— Records from a dataset —
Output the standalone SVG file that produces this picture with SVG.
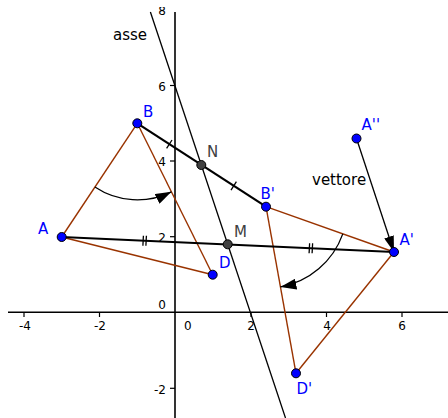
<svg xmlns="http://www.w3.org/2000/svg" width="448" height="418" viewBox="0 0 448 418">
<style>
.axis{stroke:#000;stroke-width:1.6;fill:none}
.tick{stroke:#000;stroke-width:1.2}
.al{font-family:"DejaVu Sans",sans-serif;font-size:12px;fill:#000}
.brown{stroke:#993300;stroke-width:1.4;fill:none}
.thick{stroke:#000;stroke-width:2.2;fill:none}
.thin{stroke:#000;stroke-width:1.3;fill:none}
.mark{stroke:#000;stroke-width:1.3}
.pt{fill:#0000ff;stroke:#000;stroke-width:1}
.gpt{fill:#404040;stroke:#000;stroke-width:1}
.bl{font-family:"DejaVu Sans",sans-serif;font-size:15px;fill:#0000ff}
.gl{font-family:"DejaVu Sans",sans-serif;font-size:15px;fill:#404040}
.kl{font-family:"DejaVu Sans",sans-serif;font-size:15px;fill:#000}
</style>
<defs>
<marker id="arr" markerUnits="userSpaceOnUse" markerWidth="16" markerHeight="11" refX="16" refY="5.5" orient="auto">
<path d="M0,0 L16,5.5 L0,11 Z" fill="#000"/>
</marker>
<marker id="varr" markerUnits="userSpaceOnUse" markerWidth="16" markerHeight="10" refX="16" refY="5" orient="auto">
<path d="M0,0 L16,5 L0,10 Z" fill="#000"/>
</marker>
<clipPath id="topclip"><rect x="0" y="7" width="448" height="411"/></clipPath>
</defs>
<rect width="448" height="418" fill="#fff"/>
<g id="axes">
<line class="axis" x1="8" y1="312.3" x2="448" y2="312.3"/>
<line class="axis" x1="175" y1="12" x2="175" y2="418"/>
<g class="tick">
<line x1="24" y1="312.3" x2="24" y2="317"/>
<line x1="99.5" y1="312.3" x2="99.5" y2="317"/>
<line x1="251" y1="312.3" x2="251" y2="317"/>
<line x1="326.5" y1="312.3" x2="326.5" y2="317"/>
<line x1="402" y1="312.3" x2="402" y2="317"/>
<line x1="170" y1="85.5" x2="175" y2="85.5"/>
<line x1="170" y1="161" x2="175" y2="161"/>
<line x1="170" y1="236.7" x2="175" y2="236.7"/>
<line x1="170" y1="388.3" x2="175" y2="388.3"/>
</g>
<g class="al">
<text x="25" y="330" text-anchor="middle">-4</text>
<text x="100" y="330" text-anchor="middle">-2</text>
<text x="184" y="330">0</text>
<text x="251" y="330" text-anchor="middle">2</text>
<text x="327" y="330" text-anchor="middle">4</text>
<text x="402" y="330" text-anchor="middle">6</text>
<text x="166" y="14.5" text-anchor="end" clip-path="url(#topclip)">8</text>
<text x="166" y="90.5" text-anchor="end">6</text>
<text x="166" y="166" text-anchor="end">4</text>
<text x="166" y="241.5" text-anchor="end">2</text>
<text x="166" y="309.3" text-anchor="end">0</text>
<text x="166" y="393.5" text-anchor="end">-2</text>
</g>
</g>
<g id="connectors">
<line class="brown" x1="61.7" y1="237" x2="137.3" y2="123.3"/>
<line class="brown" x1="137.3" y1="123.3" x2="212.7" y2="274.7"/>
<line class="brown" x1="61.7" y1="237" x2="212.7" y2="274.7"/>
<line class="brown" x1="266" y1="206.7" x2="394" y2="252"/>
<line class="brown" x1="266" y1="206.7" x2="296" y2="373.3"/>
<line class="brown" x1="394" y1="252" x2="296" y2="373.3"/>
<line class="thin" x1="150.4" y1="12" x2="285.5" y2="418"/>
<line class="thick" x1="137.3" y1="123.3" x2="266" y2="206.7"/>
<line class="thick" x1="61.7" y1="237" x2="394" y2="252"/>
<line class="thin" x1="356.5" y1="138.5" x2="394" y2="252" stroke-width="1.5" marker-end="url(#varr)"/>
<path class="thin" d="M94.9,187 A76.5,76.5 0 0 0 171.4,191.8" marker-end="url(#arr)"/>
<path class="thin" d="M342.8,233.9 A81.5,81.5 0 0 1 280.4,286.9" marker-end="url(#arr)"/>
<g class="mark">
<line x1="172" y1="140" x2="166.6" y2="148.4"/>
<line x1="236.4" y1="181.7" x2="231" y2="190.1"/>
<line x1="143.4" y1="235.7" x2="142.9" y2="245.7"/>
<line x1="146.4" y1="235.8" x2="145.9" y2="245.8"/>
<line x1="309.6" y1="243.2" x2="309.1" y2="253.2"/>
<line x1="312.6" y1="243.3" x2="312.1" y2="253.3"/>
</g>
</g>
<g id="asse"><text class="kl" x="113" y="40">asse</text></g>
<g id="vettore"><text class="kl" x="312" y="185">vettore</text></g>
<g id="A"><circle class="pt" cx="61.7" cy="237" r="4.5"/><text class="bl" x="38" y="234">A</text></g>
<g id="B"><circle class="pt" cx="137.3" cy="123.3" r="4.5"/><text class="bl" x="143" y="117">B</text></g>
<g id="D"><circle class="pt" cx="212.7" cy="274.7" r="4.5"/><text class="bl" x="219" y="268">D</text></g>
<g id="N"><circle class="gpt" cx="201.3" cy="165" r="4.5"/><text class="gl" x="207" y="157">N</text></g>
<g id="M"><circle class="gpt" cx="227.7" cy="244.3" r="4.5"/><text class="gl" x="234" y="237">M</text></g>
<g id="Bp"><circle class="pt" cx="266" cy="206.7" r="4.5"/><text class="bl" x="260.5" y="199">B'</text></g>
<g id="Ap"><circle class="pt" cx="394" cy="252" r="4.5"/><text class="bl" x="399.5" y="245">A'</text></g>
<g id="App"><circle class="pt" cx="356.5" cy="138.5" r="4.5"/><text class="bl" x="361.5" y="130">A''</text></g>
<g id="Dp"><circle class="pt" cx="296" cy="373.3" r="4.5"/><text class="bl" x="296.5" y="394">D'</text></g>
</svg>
--
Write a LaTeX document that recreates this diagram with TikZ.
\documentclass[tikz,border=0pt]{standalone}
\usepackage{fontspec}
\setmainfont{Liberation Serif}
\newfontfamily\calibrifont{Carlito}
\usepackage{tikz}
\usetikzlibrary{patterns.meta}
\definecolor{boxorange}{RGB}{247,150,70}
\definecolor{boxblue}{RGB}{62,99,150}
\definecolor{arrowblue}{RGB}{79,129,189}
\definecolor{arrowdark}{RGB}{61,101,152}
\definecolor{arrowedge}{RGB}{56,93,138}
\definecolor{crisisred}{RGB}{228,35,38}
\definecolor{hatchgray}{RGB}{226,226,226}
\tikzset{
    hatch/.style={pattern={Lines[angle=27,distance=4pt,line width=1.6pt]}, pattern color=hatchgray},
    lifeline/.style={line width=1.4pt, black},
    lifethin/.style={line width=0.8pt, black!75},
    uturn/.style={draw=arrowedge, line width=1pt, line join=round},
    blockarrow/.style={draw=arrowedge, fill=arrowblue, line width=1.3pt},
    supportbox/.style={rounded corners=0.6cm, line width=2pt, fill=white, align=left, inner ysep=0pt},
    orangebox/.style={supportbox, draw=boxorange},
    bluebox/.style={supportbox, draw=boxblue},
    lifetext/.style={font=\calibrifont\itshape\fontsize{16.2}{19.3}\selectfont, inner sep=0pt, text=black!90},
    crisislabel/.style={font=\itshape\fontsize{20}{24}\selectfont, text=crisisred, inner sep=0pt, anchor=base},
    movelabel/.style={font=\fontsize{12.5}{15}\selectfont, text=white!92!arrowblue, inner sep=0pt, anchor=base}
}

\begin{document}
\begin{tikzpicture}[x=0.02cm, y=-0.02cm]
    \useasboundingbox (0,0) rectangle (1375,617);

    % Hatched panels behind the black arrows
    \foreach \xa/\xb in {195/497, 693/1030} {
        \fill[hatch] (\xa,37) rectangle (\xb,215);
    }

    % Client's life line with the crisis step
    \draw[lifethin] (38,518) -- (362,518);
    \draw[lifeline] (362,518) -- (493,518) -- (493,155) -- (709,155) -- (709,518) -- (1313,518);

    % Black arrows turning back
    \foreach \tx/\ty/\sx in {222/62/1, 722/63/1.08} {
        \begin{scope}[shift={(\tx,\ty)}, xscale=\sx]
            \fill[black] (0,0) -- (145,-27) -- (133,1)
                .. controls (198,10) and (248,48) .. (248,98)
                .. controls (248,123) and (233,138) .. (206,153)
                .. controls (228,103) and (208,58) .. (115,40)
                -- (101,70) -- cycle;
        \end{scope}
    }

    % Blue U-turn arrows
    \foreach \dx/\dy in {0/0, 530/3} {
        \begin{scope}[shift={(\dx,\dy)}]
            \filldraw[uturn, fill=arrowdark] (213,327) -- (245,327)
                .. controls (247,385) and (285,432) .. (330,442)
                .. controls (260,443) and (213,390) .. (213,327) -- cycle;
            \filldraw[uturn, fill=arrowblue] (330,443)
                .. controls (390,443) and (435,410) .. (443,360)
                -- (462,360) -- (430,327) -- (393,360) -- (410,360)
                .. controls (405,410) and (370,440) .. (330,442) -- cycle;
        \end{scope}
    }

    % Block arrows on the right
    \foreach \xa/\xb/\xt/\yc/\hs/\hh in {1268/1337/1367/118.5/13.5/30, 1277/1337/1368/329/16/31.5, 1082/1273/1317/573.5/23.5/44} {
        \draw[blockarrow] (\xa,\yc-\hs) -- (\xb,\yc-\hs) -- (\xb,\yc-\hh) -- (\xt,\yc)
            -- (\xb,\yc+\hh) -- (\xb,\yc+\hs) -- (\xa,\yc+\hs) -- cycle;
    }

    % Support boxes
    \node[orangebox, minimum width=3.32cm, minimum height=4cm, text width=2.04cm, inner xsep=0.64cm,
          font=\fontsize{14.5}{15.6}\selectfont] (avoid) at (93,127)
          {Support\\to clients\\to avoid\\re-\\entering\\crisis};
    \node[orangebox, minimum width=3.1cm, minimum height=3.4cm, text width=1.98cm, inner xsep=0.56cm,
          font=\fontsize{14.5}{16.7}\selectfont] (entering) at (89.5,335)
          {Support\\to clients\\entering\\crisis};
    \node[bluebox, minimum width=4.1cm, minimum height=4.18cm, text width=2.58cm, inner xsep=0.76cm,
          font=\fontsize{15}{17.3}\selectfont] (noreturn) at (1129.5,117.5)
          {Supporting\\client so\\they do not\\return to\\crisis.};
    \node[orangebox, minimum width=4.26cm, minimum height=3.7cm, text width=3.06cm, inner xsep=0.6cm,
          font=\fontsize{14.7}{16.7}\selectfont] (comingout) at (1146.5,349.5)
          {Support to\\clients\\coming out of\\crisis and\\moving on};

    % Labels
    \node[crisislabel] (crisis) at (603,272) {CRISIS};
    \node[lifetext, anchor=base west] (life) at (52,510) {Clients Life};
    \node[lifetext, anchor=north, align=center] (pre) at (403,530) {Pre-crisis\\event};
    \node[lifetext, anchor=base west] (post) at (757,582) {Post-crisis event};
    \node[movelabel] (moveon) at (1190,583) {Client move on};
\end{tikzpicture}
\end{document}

— STATED TASK —
Your task is to transcribe only the lines from the line containing "Write a LaTeX" through the line containing "(0,0) rectangle (1375,617);", word for word.

— PROBLEM SOLUTION —
Write a LaTeX document that recreates this diagram with TikZ.
\documentclass[tikz,border=0pt]{standalone}
\usepackage{fontspec}
\setmainfont{Liberation Serif}
\newfontfamily\calibrifont{Carlito}
\usepackage{tikz}
\usetikzlibrary{patterns.meta}
\definecolor{boxorange}{RGB}{247,150,70}
\definecolor{boxblue}{RGB}{62,99,150}
\definecolor{arrowblue}{RGB}{79,129,189}
\definecolor{arrowdark}{RGB}{61,101,152}
\definecolor{arrowedge}{RGB}{56,93,138}
\definecolor{crisisred}{RGB}{228,35,38}
\definecolor{hatchgray}{RGB}{226,226,226}
\tikzset{
    hatch/.style={pattern={Lines[angle=27,distance=4pt,line width=1.6pt]}, pattern color=hatchgray},
    lifeline/.style={line width=1.4pt, black},
    lifethin/.style={line width=0.8pt, black!75},
    uturn/.style={draw=arrowedge, line width=1pt, line join=round},
    blockarrow/.style={draw=arrowedge, fill=arrowblue, line width=1.3pt},
    supportbox/.style={rounded corners=0.6cm, line width=2pt, fill=white, align=left, inner ysep=0pt},
    orangebox/.style={supportbox, draw=boxorange},
    bluebox/.style={supportbox, draw=boxblue},
    lifetext/.style={font=\calibrifont\itshape\fontsize{16.2}{19.3}\selectfont, inner sep=0pt, text=black!90},
    crisislabel/.style={font=\itshape\fontsize{20}{24}\selectfont, text=crisisred, inner sep=0pt, anchor=base},
    movelabel/.style={font=\fontsize{12.5}{15}\selectfont, text=white!92!arrowblue, inner sep=0pt, anchor=base}
}

\begin{document}
\begin{tikzpicture}[x=0.02cm, y=-0.02cm]
    \useasboundingbox (0,0) rectangle (1375,617);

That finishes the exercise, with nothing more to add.